9.5. Due to the specific nature of these goods and the particular circumstances in which they were produced, the customer cannot institute a claim (i) under hidden defects or (ii) under any defect regime when the goods have already been put into use .

  1. Liability

10.1. Alsico can never be held liable for damage resulting from the misuse of the product by the customer, which will be suspected at the occurrence of any damage and will have to be rebutted by the customer with evidence to the contrary.

10.2. Alsico meets the legal standards for the goods it produces, but can never be held liable for any medical or health damage that may have been caused by other factors (such as, but not limited to, working conditions, personal medical or physical history, specific and not prior use notified to Alsico, etc.).

10.3. In the event of defects with regard to the product, the maximum compensation payable by Alsico will be limited to the invoice value of the product. However, if the raw materials are imposed by the customer, the maximum compensation will be calculated on the invoiced end product excluding the raw materials.


  1. Payment

11.1. The payment term of 30 calendar days starts immediately from the receipt of the invoice.

11.2. Protest against an invoice must be reported to Alisco in writing and with reasons within 5 calendar days of receipt. Failure to comply with these formalities and time limits will result in the inadmissibility of any claim. After the period of 5 calendar days, the invoice and the data contained therein are deemed to have been accepted.

11.3. In the event of non-payment of one of the invoices on the due date, it becomes due and payable by operation of law and without notice of default, as do all other debts, even those that have not yet matured.

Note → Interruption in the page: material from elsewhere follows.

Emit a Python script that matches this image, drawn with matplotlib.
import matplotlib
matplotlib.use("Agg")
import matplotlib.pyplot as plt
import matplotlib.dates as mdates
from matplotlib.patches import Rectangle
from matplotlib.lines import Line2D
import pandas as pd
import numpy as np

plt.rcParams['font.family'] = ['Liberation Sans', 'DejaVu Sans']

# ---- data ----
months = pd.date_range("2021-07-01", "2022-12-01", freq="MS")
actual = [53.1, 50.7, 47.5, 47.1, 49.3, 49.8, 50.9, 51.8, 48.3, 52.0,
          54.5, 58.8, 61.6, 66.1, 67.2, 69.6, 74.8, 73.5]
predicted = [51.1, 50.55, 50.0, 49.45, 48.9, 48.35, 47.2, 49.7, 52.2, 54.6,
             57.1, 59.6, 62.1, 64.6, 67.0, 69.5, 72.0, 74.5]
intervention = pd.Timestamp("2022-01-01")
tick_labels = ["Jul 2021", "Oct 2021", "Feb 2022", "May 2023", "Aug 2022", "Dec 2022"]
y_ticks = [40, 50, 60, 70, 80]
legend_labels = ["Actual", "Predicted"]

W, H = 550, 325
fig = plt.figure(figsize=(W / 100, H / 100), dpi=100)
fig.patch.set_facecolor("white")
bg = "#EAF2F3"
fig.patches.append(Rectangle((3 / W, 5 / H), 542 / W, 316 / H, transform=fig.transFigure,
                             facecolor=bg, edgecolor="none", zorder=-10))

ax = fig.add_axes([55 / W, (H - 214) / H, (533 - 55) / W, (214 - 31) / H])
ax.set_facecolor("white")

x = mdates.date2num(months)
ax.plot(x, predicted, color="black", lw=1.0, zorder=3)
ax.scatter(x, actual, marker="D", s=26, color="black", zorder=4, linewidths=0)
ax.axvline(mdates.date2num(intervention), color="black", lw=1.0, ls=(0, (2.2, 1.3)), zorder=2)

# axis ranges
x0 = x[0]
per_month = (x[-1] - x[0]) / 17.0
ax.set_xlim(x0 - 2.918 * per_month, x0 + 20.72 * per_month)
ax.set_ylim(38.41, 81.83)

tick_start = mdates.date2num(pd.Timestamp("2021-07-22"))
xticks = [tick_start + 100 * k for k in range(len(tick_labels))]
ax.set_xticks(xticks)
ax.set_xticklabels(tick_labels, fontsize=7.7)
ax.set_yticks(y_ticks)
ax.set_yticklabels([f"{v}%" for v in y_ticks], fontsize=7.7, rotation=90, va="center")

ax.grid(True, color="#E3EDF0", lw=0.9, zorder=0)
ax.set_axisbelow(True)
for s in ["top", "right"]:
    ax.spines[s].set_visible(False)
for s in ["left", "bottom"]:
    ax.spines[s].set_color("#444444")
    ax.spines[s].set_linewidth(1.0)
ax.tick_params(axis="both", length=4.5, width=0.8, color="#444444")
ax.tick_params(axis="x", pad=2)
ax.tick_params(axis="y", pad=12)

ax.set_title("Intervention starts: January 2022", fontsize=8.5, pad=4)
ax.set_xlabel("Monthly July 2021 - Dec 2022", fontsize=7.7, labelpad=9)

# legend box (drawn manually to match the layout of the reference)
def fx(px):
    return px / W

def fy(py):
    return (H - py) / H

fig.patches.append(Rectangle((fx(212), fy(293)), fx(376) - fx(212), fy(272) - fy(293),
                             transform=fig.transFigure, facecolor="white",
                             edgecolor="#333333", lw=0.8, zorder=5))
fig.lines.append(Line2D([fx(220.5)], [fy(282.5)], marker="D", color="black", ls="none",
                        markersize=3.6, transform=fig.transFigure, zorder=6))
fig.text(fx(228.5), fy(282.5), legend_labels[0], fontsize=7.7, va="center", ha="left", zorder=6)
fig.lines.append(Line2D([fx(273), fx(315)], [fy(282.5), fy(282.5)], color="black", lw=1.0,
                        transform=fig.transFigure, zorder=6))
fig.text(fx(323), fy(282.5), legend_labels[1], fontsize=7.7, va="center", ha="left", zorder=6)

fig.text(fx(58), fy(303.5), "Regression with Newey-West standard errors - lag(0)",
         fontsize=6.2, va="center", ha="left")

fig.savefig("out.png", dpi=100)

I.g.v. late payment, the invoice amount will be increased by operation of law and without prior notice of default by 1% interest on arrears per month. The seller reserves the right to increase the invoice amount by 10%, with a minimum of EUR 130 as compensation for the costs incurred.

11.4. This article and its sub-articles only apply to goods produced in special circumstances, insofar as art. 6.2. does not provide for specific arrangements.

  1. Force majeure

12.1. Force majeure means any unforeseen event not attributable to one of the contracting parties. Examples of force majeure include: strike, war, lockout, riot, epidemic or pandemics and subsequent government action, illness, fire, change in transportation rates, customs rates, government action in general, late delivery by supplier, strike with suppliers, bankruptcy of the supplier, labor and fuel shortage.

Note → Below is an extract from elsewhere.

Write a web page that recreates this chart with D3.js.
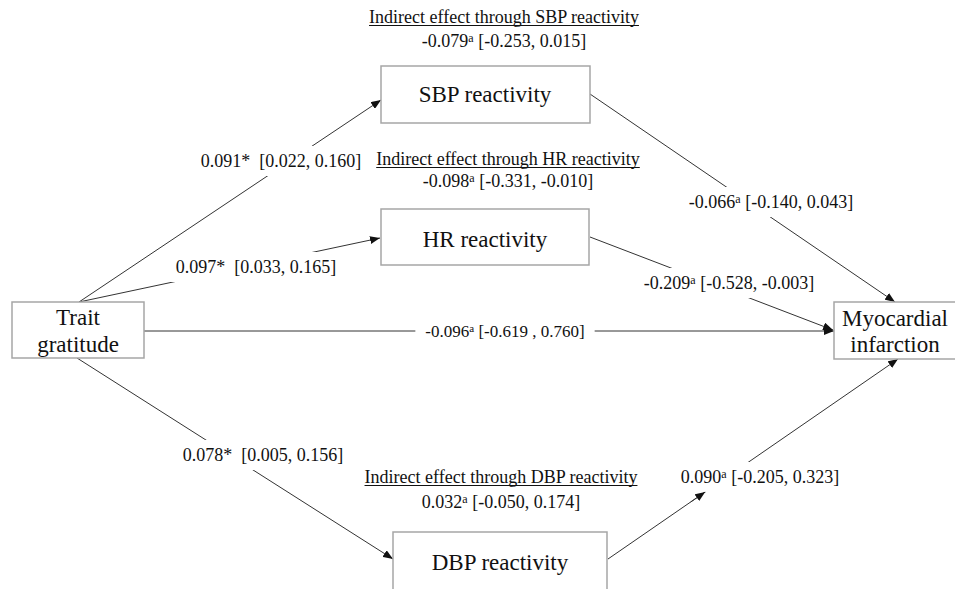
<!DOCTYPE html>
<html>
<head>
<meta charset="utf-8">
<script src="https://cdn.jsdelivr.net/npm/d3@7"></script>
<style>
  body { margin: 0; background: #fff; }
  text { font-family: "Liberation Serif", "Times New Roman", serif; fill: #111; white-space: pre; }
</style>
</head>
<body>
<svg id="diagram"></svg>
<script>
// values
var nodeLines = [["Trait", "gratitude"], ["SBP reactivity"], ["HR reactivity"], ["DBP reactivity"], ["Myocardial", "infarction"]];

var edgeFrom = [0, 0, 0, 1, 2, 3, 0];
var edgeTo   = [1, 2, 3, 4, 4, 4, 4];
var edgeEst   = [0.091, 0.097, 0.078, -0.066, -0.209, 0.090, -0.096];
var edgeLower = [0.022, 0.033, 0.005, -0.140, -0.528, -0.205, -0.619];
var edgeUpper = [0.160, 0.165, 0.156, 0.043, -0.003, 0.323, 0.760];
var edgeMark  = ["*", "*", "*", "a", "a", "a", "a"];
var edgeSep   = [", ", ", ", ", ", ", ", ", ", ", ", " , "];

var indirectNames = ["SBP reactivity", "HR reactivity", "DBP reactivity"];
var indirectEst   = [-0.079, -0.098, 0.032];
var indirectLower = [-0.253, -0.331, -0.050];
var indirectUpper = [0.015, -0.010, 0.174];

// layout
var width = 955, height = 589;
var boxes = [
  {x: 12, y: 302, w: 132, h: 56, cx: 78, base: [325, 352]},
  {x: 381, y: 66, w: 209, h: 57, cx: 485, base: [102]},
  {x: 381, y: 209, w: 208, h: 56, cx: 485, base: [247]},
  {x: 393, y: 532, w: 214, h: 70, cx: 500, base: [570]},
  {x: 834, y: 302, w: 123, h: 57, cx: 895, base: [326, 352]}
];
var edgeStart = [[79, 302], [79, 302], [77, 358], [590, 94], [590, 237], [608, 559], [144, 331]];
var edgeEnd   = [[381, 100], [380, 238], [393, 559], [895, 302], [833, 330], [898, 359], [834, 331]];
var labelPos  = [[281, 167], [256, 273], [263, 461], [771, 208], [729, 289], [760, 483], [505, 337]];
var labelSize = [18, 18, 18, 18, 18, 18, 17];
var extraArrow = [false, false, false, false, false, true, false];
var headerBase = [[23, 47], [165, 187], [483, 508]];
var headerX = [504, 508, 501];

var fmt = d3.formatLocale({decimal: ".", thousands: ",", grouping: [3], currency: ["", ""], minus: "-"}).format(".3f");

var svg = d3.select("#diagram").attr("width", width).attr("height", height);

svg.append("defs").append("marker")
    .attr("id", "arrow")
    .attr("markerUnits", "userSpaceOnUse")
    .attr("markerWidth", 11).attr("markerHeight", 8)
    .attr("refX", 10).attr("refY", 4)
    .attr("orient", "auto")
  .append("path")
    .attr("d", "M0,0L10,4L0,8Z")
    .attr("fill", "#111");

// edges
var edges = svg.append("g");
edgeFrom.forEach(function(f, i) {
    edges.append("line")
        .attr("x1", edgeStart[i][0]).attr("y1", edgeStart[i][1])
        .attr("x2", edgeEnd[i][0]).attr("y2", edgeEnd[i][1])
        .attr("stroke", "#333").attr("stroke-width", 1)
        .attr("marker-end", "url(#arrow)");
});

// boxes (myocardial one runs off the right edge)
var nodes = svg.append("g");
boxes.forEach(function(b, i) {
    nodes.append("rect")
        .attr("x", b.x).attr("y", b.y).attr("width", b.w).attr("height", b.h)
        .attr("fill", "#fff").attr("stroke", "#a6a6a6").attr("stroke-width", 1.5);
    nodeLines[i].forEach(function(t, j) {
        nodes.append("text")
            .attr("x", b.cx).attr("y", b.base[j])
            .attr("text-anchor", "middle")
            .style("font-size", "23px")
            .text(t);
    });
});

function addSup(sel, mark, size) {
    if (mark == "a") {
        sel.append("tspan").attr("dy", -5).style("font-size", Math.round(size * 0.65) + "px").text("a");
        sel.append("tspan").attr("dy", 5).text(" ");
    } else {
        sel.append("tspan").text(mark + "  ");
    }
}

// edge labels with white backing so the line breaks around them
var labels = svg.append("g");
edgeFrom.forEach(function(f, i) {
    var g = labels.append("g");
    var t = g.append("text")
        .attr("x", labelPos[i][0]).attr("y", labelPos[i][1])
        .attr("text-anchor", "middle")
        .style("font-size", labelSize[i] + "px");
    t.append("tspan").text(fmt(edgeEst[i]));
    addSup(t, edgeMark[i], labelSize[i]);
    t.append("tspan").text("[" + fmt(edgeLower[i]) + edgeSep[i] + fmt(edgeUpper[i]) + "]");
    var bb = t.node().getBBox();
    var padX = i == 6 ? 10 : 5, padY = 5;
    var r = {x0: bb.x - padX, y0: bb.y - padY, x1: bb.x + bb.width + padX, y1: bb.y + bb.height + padY};
    g.insert("rect", "text")
        .attr("x", r.x0).attr("y", r.y0)
        .attr("width", r.x1 - r.x0).attr("height", r.y1 - r.y0)
        .attr("fill", "#fff");

    if (extraArrow[i]) {
        // find where the line enters the label box and put an arrowhead there
        var p0 = edgeStart[i], p1 = edgeEnd[i];
        var dx = p1[0] - p0[0], dy = p1[1] - p0[1];
        var tEnter = 0;
        [[-dx, p0[0] - r.x0], [dx, r.x1 - p0[0]], [-dy, p0[1] - r.y0], [dy, r.y1 - p0[1]]].forEach(function(pq) {
            if (pq[0] < 0) tEnter = Math.max(tEnter, pq[1] / pq[0]);
        });
        var ex = p0[0] + dx * tEnter, ey = p0[1] + dy * tEnter;
        labels.append("line")
            .attr("x1", ex - dx * 0.05).attr("y1", ey - dy * 0.05)
            .attr("x2", ex).attr("y2", ey)
            .attr("stroke", "#333").attr("stroke-width", 1)
            .attr("marker-end", "url(#arrow)");
    }
});

// indirect effect headers
var headers = svg.append("g");
indirectNames.forEach(function(n, i) {
    var h = headers.append("text")
        .attr("x", headerX[i]).attr("y", headerBase[i][0])
        .attr("text-anchor", "middle")
        .style("font-size", "18px")
        .text("Indirect effect through " + n);
    var bb = h.node().getBBox();
    headers.append("line")
        .attr("x1", bb.x).attr("x2", bb.x + bb.width)
        .attr("y1", headerBase[i][0] + 2.5).attr("y2", headerBase[i][0] + 2.5)
        .attr("stroke", "#111").attr("stroke-width", 1);

    var v = headers.append("text")
        .attr("x", headerX[i]).attr("y", headerBase[i][1])
        .attr("text-anchor", "middle")
        .style("font-size", "18px");
    v.append("tspan").text(fmt(indirectEst[i]));
    addSup(v, "a", 18);
    v.append("tspan").text("[" + fmt(indirectLower[i]) + ", " + fmt(indirectUpper[i]) + "]");
});
</script>
</body>
</html>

12.2. Any case of force majeure gives Alsico the right to temporarily or permanently fail to fulfill its obligations arising from the agreement.

12.3. Under no circumstances will Alsico bear any liability for any non-fulfillment on the grounds of force majeure. The customer cannot terminate the agreement for non-fulfillment of the obligations due to force majeure.

12.4. The already known and yet to be experienced consequences of COVID-19 are expressly regarded as force majeure, eg. to temporarily suspend or postpone the indicative delivery.

12.5. Force majeure will never be able to justify the temporary or permanent non-fulfillment of the customer’s payment obligations.

  1. Competent court

13.1. Any dispute regarding these general terms and conditions falls under the exclusive competence of the Enterprise Court in Ghent, department Oudenaarde. These general terms and conditions are governed by Belgian law.